Film Review: The Ballad of Buster Scruggs

Tom Waits is Prospector in The Ballad of Buster Scruggs, a film by Joel and Ethan Coen.

★★★★☆

The Coen brothers go West once more with their latest offering The Ballad of Buster Scruggs, a Netflix-produced anthology of bizarre tales of the Wild West that are by turns hilarious, macabre and unexpectedly moving.

“Out here in the West the distances are great and the scenery monotonous,” states cheery singing cowboy Buster Scruggs (played with doofus aplomb by Tim Blake Nelson). Given that Buster is riding through Monument Valley – Ford country and the setting for Once Upon a Time in the West – there’s a hint of meta-commentary here. Even magnificent scenery like this can get dull if there’s no invention or novelty to proceedings, but fortunately the six tales collected in the dusty old hardback book The Ballad of Buster Scruggs and Other Tales of the Wild West, complete with colour plates and tracing paper, are packed with originality, poetry and glorious wit.

The first introduces us to just about the most fun you can have with the western genre. Buster is a Roy Rogers character who sings constantly – to relieve the monotony of the scenery – talks happily to his horse “Dan”, wears a goofy grin and will shoot your face off if the opportunity presents itself. There are so many sight gags – not since The Hudsucker Proxy days have the shot choices felt so giddily inventive – jokes, witty lyrics and verbal badinage that repeat viewings are essential.

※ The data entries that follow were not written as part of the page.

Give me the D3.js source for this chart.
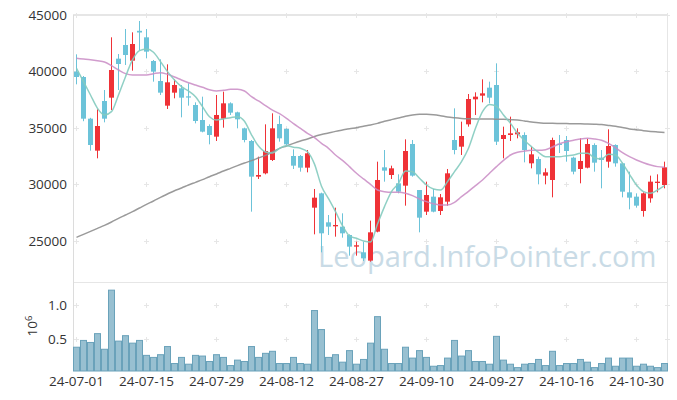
<!DOCTYPE html>
<html><head><meta charset="utf-8">
<script src="https://cdn.jsdelivr.net/npm/d3@7"></script>
<style>body{margin:0;background:#fff}svg{display:block}text{font-family:"Open Sans","Noto Sans",sans-serif}</style>
</head><body><svg id="c" width="677" height="400"></svg>
<script>
const dates = ["24-07-01","24-07-02","24-07-03","24-07-04","24-07-05","24-07-08","24-07-09","24-07-10","24-07-11","24-07-12",
"24-07-15","24-07-16","24-07-17","24-07-18","24-07-19","24-07-22","24-07-23","24-07-24","24-07-25","24-07-26",
"24-07-29","24-07-30","24-07-31","24-08-01","24-08-02","24-08-05","24-08-06","24-08-07","24-08-08","24-08-09",
"24-08-12","24-08-13","24-08-14","24-08-16","24-08-19","24-08-20","24-08-21","24-08-22","24-08-23","24-08-26",
"24-08-27","24-08-28","24-08-29","24-08-30","24-09-02","24-09-03","24-09-04","24-09-05","24-09-06","24-09-09",
"24-09-10","24-09-11","24-09-12","24-09-13","24-09-19","24-09-20","24-09-23","24-09-24","24-09-25","24-09-26",
"24-09-27","24-09-30","24-10-02","24-10-04","24-10-07","24-10-08","24-10-10","24-10-11","24-10-14","24-10-15",
"24-10-16","24-10-17","24-10-18","24-10-21","24-10-22","24-10-23","24-10-24","24-10-25","24-10-28","24-10-29",
"24-10-30","24-10-31","24-11-01","24-11-04","24-11-05"];

const open = [39985,39513,35825,32994,37389,37684,41136,42345,40958,43600,
43024,40929,39159,36976,38127,38510,37800,37035,35707,35176,
34233,35825,37183,36386,34970,33849,30693,30988,32168,35353,
34911,32522,32522,31489,27949,29217,26651,26297,26268,25530,
24500,23996,23259,25825,31519,30840,30103,29896,33584,29512,
27595,28922,27654,28480,33938,33348,35324,37537,37861,38569,
38805,34026,34380,34439,34380,31873,32256,30781,30398,33600,
33938,32374,31371,31489,33495,32374,32020,33495,31873,29306,
28923,27654,28775,30132,29955];
const high = [41519,39600,35900,36652,38362,43024,41548,43761,43466,44470,
43761,41020,41077,40634,39306,38805,38952,37270,37772,35324,
37920,38215,37270,36445,35029,33938,32463,35324,36298,36091,
34970,33111,32610,33052,29601,29276,27300,27949,27448,25589,
24940,24940,26800,32020,33052,31666,30900,33996,33938,29512,
30250,29600,29158,31371,36740,35560,38008,38156,39306,39100,
40722,35117,36002,34970,34616,33348,32463,31430,34144,34380,
34291,32463,34085,34026,33643,33052,34881,33554,31931,31135,
29217,29306,30781,30899,32020];
const low = [38864,35600,32994,32315,35500,36593,38362,40575,40073,41900,
41165,39100,37920,36681,37625,35943,36976,35412,34616,33554,
33849,35029,36150,34970,33731,27595,30486,30899,32080,33790,
33495,31371,31135,31076,25589,23996,25530,25383,25294,23701,
23701,23229,23170,25766,30250,30486,29217,28126,30693,25766,
27300,27536,27300,28126,32669,32610,35117,36150,37271,37183,
33495,32315,33849,34085,31961,31430,30014,30014,28863,32787,
32020,30899,30103,31430,31135,29660,31489,31578,28863,27802,
27949,27152,28392,29306,29660];
const close = [39513,35825,33495,35176,35825,40133,40664,41460,42433,43450,
41755,39985,38127,39041,38805,37684,37730,35619,34675,34380,
36150,37183,36357,35767,33938,30693,30840,32964,34970,34085,
33554,31666,31489,32758,28834,25678,26268,26415,25678,24498,
24620,23465,25766,30398,31224,31430,29365,32964,30781,27064,
29070,27595,28864,30988,33052,34292,37566,37773,38067,37684,
33790,34380,34527,34616,33052,32669,30899,31076,33938,33500,
32964,31135,32080,33584,31931,32168,33406,31873,29365,28834,
28126,29217,30250,30250,31519];
const volume = [380000,480000,450000,580000,350000,1220000,470000,550000,440000,480000,
260000,230000,270000,390000,140000,230000,130000,260000,250000,170000,
270000,230000,110000,190000,170000,390000,230000,290000,320000,140000,
140000,230000,140000,130000,920000,640000,230000,270000,160000,330000,
130000,200000,440000,830000,350000,140000,140000,380000,220000,330000,
230000,100000,110000,220000,480000,250000,330000,170000,170000,130000,
540000,190000,130000,80000,130000,140000,200000,110000,320000,110000,
140000,140000,200000,160000,80000,140000,220000,100000,220000,220000,
100000,130000,100000,80000,140000];
const ma5 = [40280,39100,37920,36740,36150,36445,37920,39540,41020,41845,
41990,41700,40870,39985,39250,38660,38274,37770,36890,36000,
35707,35800,35910,36000,35600,34400,33400,32880,32780,33200,
33436,33300,33200,32900,31800,29850,28750,27600,26350,25450,
25235,25000,24900,26500,28040,29365,30100,31200,31135,30545,
29955,29600,29510,30250,31135,32020,33200,34970,36445,37090,
36920,36150,35410,34530,33900,33350,32850,32460,32460,32460,
32550,32610,32760,32760,32370,32256,32670,32610,31870,30900,
29955,29365,29220,29510,29900];
const ma20 = [41165,41106,41047,40960,40840,40516,40133,39808,39690,39690,
39690,39808,39900,39750,39513,39250,39010,38800,38600,38390,
38270,38330,38420,38420,38270,37770,37390,36976,36575,36268,
35855,35383,34970,34530,34144,33640,33200,32610,32140,31580,
30990,30490,30014,29512,29365,29306,29306,29218,29010,28716,
28480,28300,28185,28185,28420,28920,29390,29900,30400,30990,
31580,32140,32610,32850,32960,33020,33020,33080,33320,33610,
33790,33910,34030,34085,34030,33910,33640,33260,32820,32460,
32170,31930,31725,31580,31520];
const ma60 = [25324,25590,25855,26120,26385,26680,27005,27300,27595,27920,
28244,28540,28863,29160,29450,29690,29955,30190,30427,30690,
30930,31190,31430,31670,31900,32110,32345,32580,32890,33200,
33407,33640,33850,34026,34250,34420,34560,34700,34820,34940,
35030,35150,35265,35410,35590,35740,35880,36030,36150,36210,
36210,36180,36090,35970,35900,35850,35820,35800,35800,35800,
35770,35770,35740,35710,35620,35530,35470,35410,35410,35400,
35390,35380,35370,35350,35330,35300,35230,35150,35040,34920,
34840,34760,34700,34650,34600];
const priceTicks = [25000,30000,35000,40000,45000];
const volTicks = [500000,1000000];

const svg = d3.select("#c");
const L = 73, R = 668, T = 15, MID = 282, B = 371;
const x = d3.scaleBand().domain(dates).range([L, R]);
const y = d3.scaleLinear().domain([21370, 45000]).range([MID, T]);
const yv = d3.scaleLinear().domain([30000, 1340000]).range([B, MID]);
const xTicks = dates.filter((d,i)=>i%10===0);
const cx = d => x(d) + x.bandwidth()/2;

// watermark
svg.append("text").attr("x",318).attr("y",267).attr("font-size",29.1)
  .attr("fill","#c9dbe6").text("Leopard.InfoPointer.com");

// frame
const fr = svg.append("g").attr("stroke","#e6e6e6").attr("fill","none");
fr.append("line").attr("x1",L).attr("x2",R).attr("y1",T).attr("y2",T).attr("stroke-width",2);
fr.append("line").attr("x1",L).attr("x2",R).attr("y1",MID+0.5).attr("y2",MID+0.5);
fr.append("line").attr("x1",L+0.5).attr("x2",L+0.5).attr("y1",T).attr("y2",B).attr("stroke","#dcdcdc");
fr.append("line").attr("x1",R-0.5).attr("x2",R-0.5).attr("y1",T).attr("y2",B);

// plus grid marks
const gx = xTicks.map(cx).concat([R-0.5]);
const gy = priceTicks.map(y).concat(volTicks.map(yv));
const pg = svg.append("g").attr("stroke","#e6e6e6").attr("stroke-width",1);
gx.forEach(px=>gy.forEach(py=>{
  const yy = Math.round(py)+0.5;
  pg.append("line").attr("x1",px-2.5).attr("x2",px+2.5).attr("y1",yy).attr("y2",yy);
  pg.append("line").attr("x1",px).attr("x2",px).attr("y1",yy-2.5).attr("y2",yy+2.5);
}));

// volume bars
svg.append("g").selectAll("rect").data(dates).join("rect")
  .attr("x",d=>x(d)+0.5).attr("width",x.bandwidth()-1)
  .attr("y",(d,i)=>yv(volume[i])).attr("height",(d,i)=>B-yv(volume[i]))
  .attr("fill","#98c0d1").attr("stroke","#6aa2ba").attr("stroke-width",1);

// candles
const cg = svg.append("g");
const col = i => close[i] >= open[i] ? "#ef3237" : "#6cc3d9";
cg.selectAll("line").data(dates).join("line")
  .attr("x1",cx).attr("x2",cx)
  .attr("y1",(d,i)=>y(high[i])).attr("y2",(d,i)=>y(low[i]))
  .attr("stroke",(d,i)=>col(i)).attr("stroke-width",1);
cg.selectAll("rect").data(dates).join("rect")
  .attr("x",d=>x(d)+1).attr("width",x.bandwidth()-2)
  .attr("y",(d,i)=>y(Math.max(open[i],close[i])))
  .attr("height",(d,i)=>Math.max(1.2, Math.abs(y(open[i])-y(close[i]))))
  .attr("fill",(d,i)=>col(i));

// moving averages
const line = arr => d3.line().x((d)=>cx(d)).y((d,i)=>y(arr[i])).curve(d3.curveMonotoneX)(dates);
svg.append("path").attr("d",line(ma60)).attr("fill","none").attr("stroke","#8f8f8f").attr("stroke-width",1.5).attr("opacity",0.9);
svg.append("path").attr("d",line(ma20)).attr("fill","none").attr("stroke","#c98bc4").attr("stroke-width",1.5).attr("opacity",0.85);
svg.append("path").attr("d",line(ma5)).attr("fill","none").attr("stroke","#84cbbf").attr("stroke-width",1.5).attr("opacity",0.9);

// axes
const styleAxis = g => { g.select(".domain").remove(); g.selectAll("text").attr("fill","#333").attr("font-size",13.5).attr("font-family",'"Open Sans","Noto Sans",sans-serif'); };
svg.append("g").attr("transform",`translate(${L},0)`)
  .call(d3.axisLeft(y).tickValues(priceTicks).tickSize(0).tickPadding(6).tickFormat(d3.format("d")))
  .call(styleAxis);
svg.append("g").attr("transform",`translate(${L},0)`)
  .call(d3.axisLeft(yv).tickValues(volTicks).tickSize(0).tickPadding(6).tickFormat(d=>(d/1e6).toFixed(1)))
  .call(styleAxis);
svg.append("g").attr("transform",`translate(0,${B})`)
  .call(d3.axisBottom(x).tickValues(xTicks).tickSize(0).tickPadding(5))
  .call(styleAxis);

// 10^6 label
const lab = svg.append("text").attr("transform","translate(37,326) rotate(-90)")
  .attr("text-anchor","middle").attr("fill","#333").attr("font-size",13.5);
lab.append("tspan").text("10");
lab.append("tspan").attr("dy",-5).attr("font-size",9.5).text("6");
</script></body></html>
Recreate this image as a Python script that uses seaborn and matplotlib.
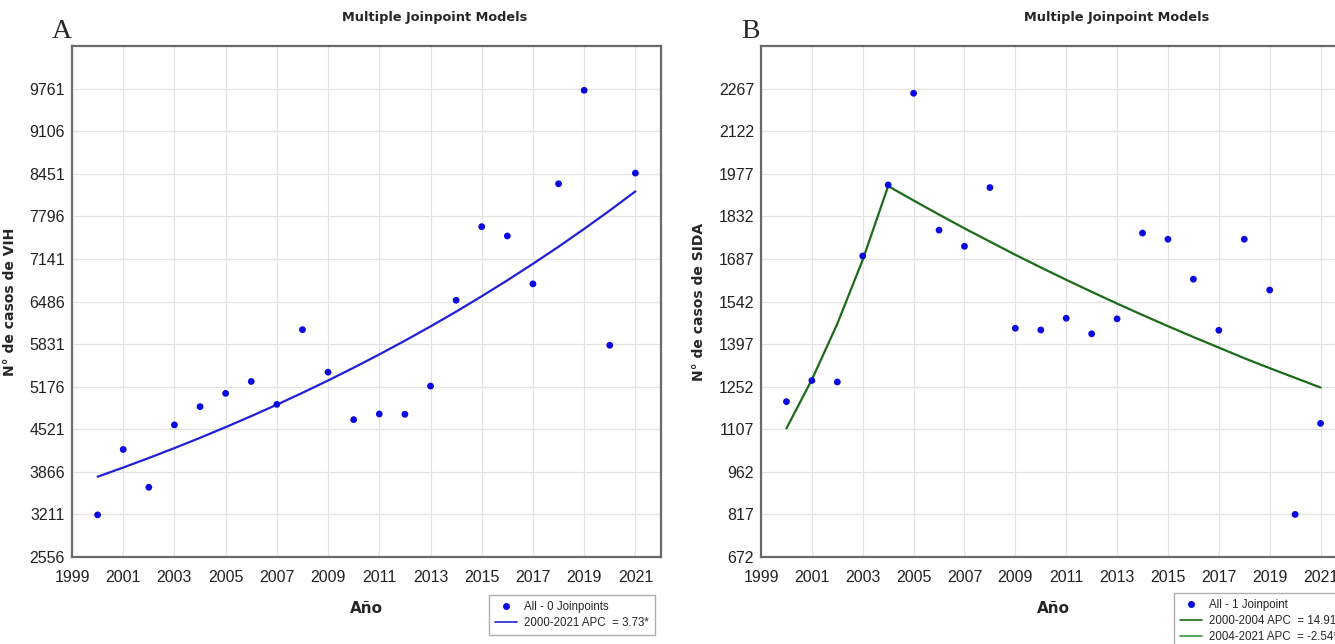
import numpy as np
import pandas as pd
import matplotlib
matplotlib.use('Agg')
import matplotlib.pyplot as plt
from matplotlib.lines import Line2D
from matplotlib import font_manager
import seaborn as sns

# ==========================================
# DATA
# ==========================================
anios = list(range(2000, 2022))

# Panel A: casos de VIH
vih_obs = [3204, 4210, 3628, 4588, 4869, 5073, 5256, 4904, 6053, 5399, 4669,
           4756, 4751, 5185, 6505, 7637, 7494, 6757, 8297, 9735, 5813, 8461]
vih_modelo = [3791, 3932, 4079, 4231, 4389, 4553, 4723, 4899, 5082, 5271, 5468,
              5672, 5883, 6103, 6330, 6567, 6812, 7066, 7329, 7603, 7886, 8180]

# Panel B: casos de SIDA
sida_obs = [1201, 1273, 1268, 1697, 1939, 2251, 1785, 1730, 1930, 1451, 1445,
            1485, 1432, 1483, 1775, 1754, 1618, 1444, 1754, 1581, 817, 1127]
seg1_anios = [2000, 2001, 2002, 2003, 2004]
seg1_modelo = [1110, 1276, 1466, 1684, 1935]
seg2_anios = list(range(2004, 2022))
seg2_modelo = [1935, 1886, 1838, 1791, 1746, 1701, 1658, 1616, 1575, 1535,
               1496, 1458, 1421, 1385, 1349, 1315, 1282, 1249]

vih_ticks = [2556, 3211, 3866, 4521, 5176, 5831, 6486, 7141, 7796, 8451, 9106, 9761]
sida_ticks = [672, 817, 962, 1107, 1252, 1397, 1542, 1687, 1832, 1977, 2122, 2267]
x_ticks = list(range(1999, 2022, 2))

df_vih = pd.DataFrame({'anio': anios, 'obs': vih_obs, 'modelo': vih_modelo})
df_sida = pd.DataFrame({'anio': anios, 'obs': sida_obs})
df_seg1 = pd.DataFrame({'anio': seg1_anios, 'modelo': seg1_modelo})
df_seg2 = pd.DataFrame({'anio': seg2_anios, 'modelo': seg2_modelo})

# ==========================================
# ESTILO
# ==========================================
sns.set_style('white')
plt.rcParams['font.family'] = ['DejaVu Sans']

nombres = {f.name for f in font_manager.fontManager.ttflist}
fuente_leyenda = 'Liberation Sans Narrow' if 'Liberation Sans Narrow' in nombres else 'Liberation Sans'
talla_leyenda = 10.3 if fuente_leyenda == 'Liberation Sans Narrow' else 8.3

W, H = 1335, 644
fig = plt.figure(figsize=(W / 100, H / 100), dpi=100)

punto = '#0a0ae0'
azul = '#2020d8'
verde1 = '#1b6b1b'
verde2 = '#3d9a3d'


def estilo_ejes(ax, ticks, ylim):
    ax.set_xlim(1999, 2022)
    ax.set_ylim(*ylim)
    ax.set_xticks(x_ticks)
    ax.set_yticks(ticks)
    ax.grid(True, color='#e3e3e3', linewidth=0.9)
    ax.tick_params(axis='both', length=0, labelsize=11.5, colors='#222222')
    ax.tick_params(axis='x', pad=9)
    ax.tick_params(axis='y', pad=5)
    for lab in ax.get_xticklabels() + ax.get_yticklabels():
        lab.set_family('Liberation Sans')
    for s in ax.spines.values():
        s.set_color('#6a6a6a')
        s.set_linewidth(1.6)
    ax.set_xlabel('Año', fontsize=11, fontweight='bold')
    ax.xaxis.set_label_coords(0.5, -0.086)


def leyenda(handles, textos, x, y):
    fig.legend(handles, textos, loc='upper left', bbox_to_anchor=(x / W, 1 - y / H),
               frameon=True, fancybox=False, edgecolor='#9a9a9a',
               handlelength=1.9, borderpad=0.55, labelspacing=0.35, handletextpad=0.6,
               prop={'family': fuente_leyenda, 'size': talla_leyenda})


# ==========================================
# PANEL A
# ==========================================
axA = fig.add_axes([72 / W, 1 - 557 / H, 589 / W, 511 / H])
sns.lineplot(data=df_vih, x='anio', y='modelo', color=azul, linewidth=1.6, ax=axA)
sns.scatterplot(data=df_vih, x='anio', y='obs', color=punto, s=24,
                edgecolor='none', ax=axA, zorder=3)
estilo_ejes(axA, vih_ticks, (2556, 10416))
axA.set_ylabel('N° de casos de VIH', fontsize=10, fontweight='bold')
axA.yaxis.set_label_coords(-0.093, 0.5)

legA = [Line2D([], [], marker='o', color=punto, linestyle='none', markersize=4),
        Line2D([], [], color=azul, linewidth=1.2)]
leyenda(legA, ['All - 0 Joinpoints', '2000-2021 APC  = 3.73*'], 483, 589)

fig.text(435 / W, 1 - 17 / H, 'Multiple Joinpoint Models', ha='center', va='center',
         fontsize=9.3, fontweight='bold')
fig.text(62 / W, 1 - 32 / H, 'A', ha='center', va='center', fontsize=20,
         family='Liberation Serif')

# ==========================================
# PANEL B
# ==========================================
axB = fig.add_axes([761 / W, 1 - 557 / H, 585 / W, 511 / H])
sns.lineplot(data=df_seg1, x='anio', y='modelo', color=verde1, linewidth=1.6, ax=axB)
sns.lineplot(data=df_seg2, x='anio', y='modelo', color=verde1, linewidth=1.6, ax=axB)
sns.scatterplot(data=df_sida, x='anio', y='obs', color=punto, s=24,
                edgecolor='none', ax=axB, zorder=3)
estilo_ejes(axB, sida_ticks, (672, 2412))
axB.set_ylabel('N° de casos de SIDA', fontsize=10, fontweight='bold')
axB.yaxis.set_label_coords(-0.094, 0.5)

legB = [Line2D([], [], marker='o', color=punto, linestyle='none', markersize=4),
        Line2D([], [], color=verde1, linewidth=1.2),
        Line2D([], [], color=verde2, linewidth=1.2)]
leyenda(legB, ['All - 1 Joinpoint', '2000-2004 APC  = 14.91', '2004-2021 APC  = -2.54*'],
        1168, 587)

fig.text(1117 / W, 1 - 17 / H, 'Multiple Joinpoint Models', ha='center', va='center',
         fontsize=9.3, fontweight='bold')
fig.text(750 / W, 1 - 32 / H, 'B', ha='center', va='center', fontsize=20,
         family='Liberation Serif')

plt.savefig('out.png', dpi=100)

After such a brazenly iconoclastic opening, the next episode threatens to be slight as James Franco turns up in a Sergio Leone-style duster. However, his failed bank robbery leads to some more ludicrous situations that pepper the humour with sudden grotesque violence. For the inhabitants of Coen country, life is nasty, short and funny. Originally conceived as a Netflix series, the pieces have some tonal shifts, but the quality is so good that if we were watching these at home we’d end up bingeing them anyway.

A darker turn is made with ‘The Meal Ticket’, where a travelling showman played by Liam Neeson feels his once popular attraction is no longer the ticket it once was. Likewise, Tom Waits’ aging prospector invading a pristine valley in the search of gold is a more sedate, but charming piece. However, the tale of an unmarried woman – ‘The Girl Who Got Rattled’ – left alone mid-waggon train when her bumptious brother dies – has the emotional depth and complexity of a full-length feature. Like the best short stories there’s a whole novel in here.

This also goes for the spooky ‘The Mortal Remains’, featuring a stagecoach ride with two singing bounty hunters (Jonjo O’Neill and Brendan Gleeson), Tyne Daley (of Cagney and Lacey fame) a philosophising French gambler (Saul Rubinek), and the most tedious trapper (Chelcie Ross). With its beautifully turned dialogue, wit and razor-like edge, it makes The Hateful Eight look like it was written in crayon. The Coens don’t usually make sequels, but with a vein of comic and creative gold struck, one might be forgiven for hoping there might be a dusty ‘Volume Two’ still on the shelf.